# How is the hamiltonian a hermitian operator?

The general situation is the following one. There is a self-adjoint operator $H :D(H) \to \cal H$, with $D(H) \subset \cal H$ a dense linear subspace of the Hilbert space $\cal H$. (An elementary case is ${\cal H} = L^2(\mathbb R, dx)$, but what follows is valid in general for every complex Hilbert space $\cal H$ associated to a quantum physical system.)

It turns out that $D(H) = \cal H$ if and only if $H$ is bounded (it happens, in particular, when $\cal H$ is finite dimensional).

Physically speaking $H$ is bounded if and only if the values the corresponding observable (the energy of the system) attain form a bounded set, so it hardly happens in concrete physical cases. $D(H)$ is almost always a *proper subset* of $\cal H$.

If $\psi \in \cal H$ represents a (pure) state of the system, its time evolution is given by
$$\psi_t = e^{-i \frac{t}{\hbar} H}\psi \tag{1}\:.$$
The exponential is defined via spectral theorem. The map $\mathbb R \ni t \mapsto e^{-i \frac{t}{\hbar} H}\psi$ is always continuous referring to the topology of $\cal H$. Moreover it is also differentiable if and only if $\psi_t \in D(H)$ (it is equivalent to say that $\psi \in D(H)$). In this case one proves that (Stone theorem)
$$\frac{d\psi_t}{dt} = -i \frac{1}{\hbar} H e^{-i \frac{t}{\hbar} H}\psi= -\frac{i}{\hbar} H\psi_t\:.$$
In other words,
$$i \hbar \frac{d\psi_t}{dt} = H\psi_t\:.\tag{2}$$
It should be clear that $\frac{d}{dt}$ is **not** an operator on $\cal H$, as it acts on curves $\mathbb R \ni t \mapsto\psi_t$ instead of vectors.
$$\frac{d\psi_t}{dt} = \lim_{s \to 0} \frac{1}{s} \left(\psi_{t+s}-\psi_t \right)$$
and the limit is computed with respect to the Hilbert space norm.
Identity (2) holds if and only if $\psi \in D(H)$ and not in general.

**ADDENDUM**.

Identities or even definitions (!) like
$$H = i \hbar \frac{d}{dt}\:.\tag{3}$$
make no sense. An observable in QM first of all is an operator (self-adjoint) on the Hilbert space $\cal H$ of the theory. In other words it is a linear map $A$ associating *any given vector* $\psi \in \cal H$ (or some suitable domain) to another vector $A\psi$. If $\psi$ is a given single vector of $\cal H$ - *and not a curve $t \mapsto \psi_t$* - the formal object $$\frac{d}{dt}\psi$$ has no meaning at all as it cannot be computed! Thus, wondering whether or not $H$, "defined" by means of (3), is Hermitian does not make sense in turn, because the RHS of (3) is **not** an operator in $\cal H$.

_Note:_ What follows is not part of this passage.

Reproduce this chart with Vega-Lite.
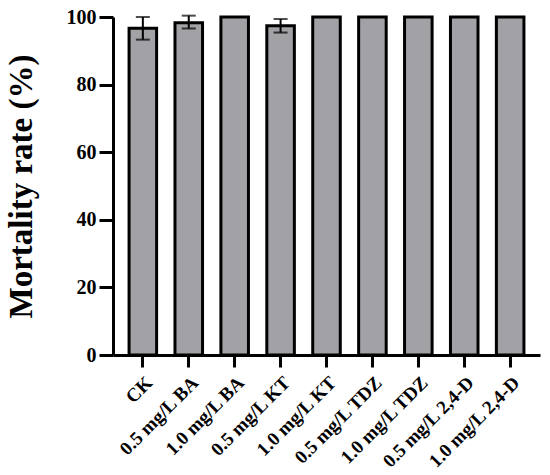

The concrete **definition** of $H$ can be given as soon as the physical system is known and taking advantage of some further physical principles like some supposed correspondence between classical observables and quantum ones, or group theoretical assumptions about the symmetries of the system.

For non-relativistic elementary systems described in $L^2(\mathbb R^3)$, the Hamiltonian operator has the form of the (hopefully unique) self-adjoint extension of the symmetric operator $$H := -\frac{\hbar^2}{2m}\Delta + V(\vec{x})$$
That is the **definition** of $H$.

Nevertheless, Schroedinger equation (2) is always valid, no matter the specific features of the quantum (even relativistic) system, when $\psi \in D(H)$. Time evolution is however always described by (1) regardless any domain problem.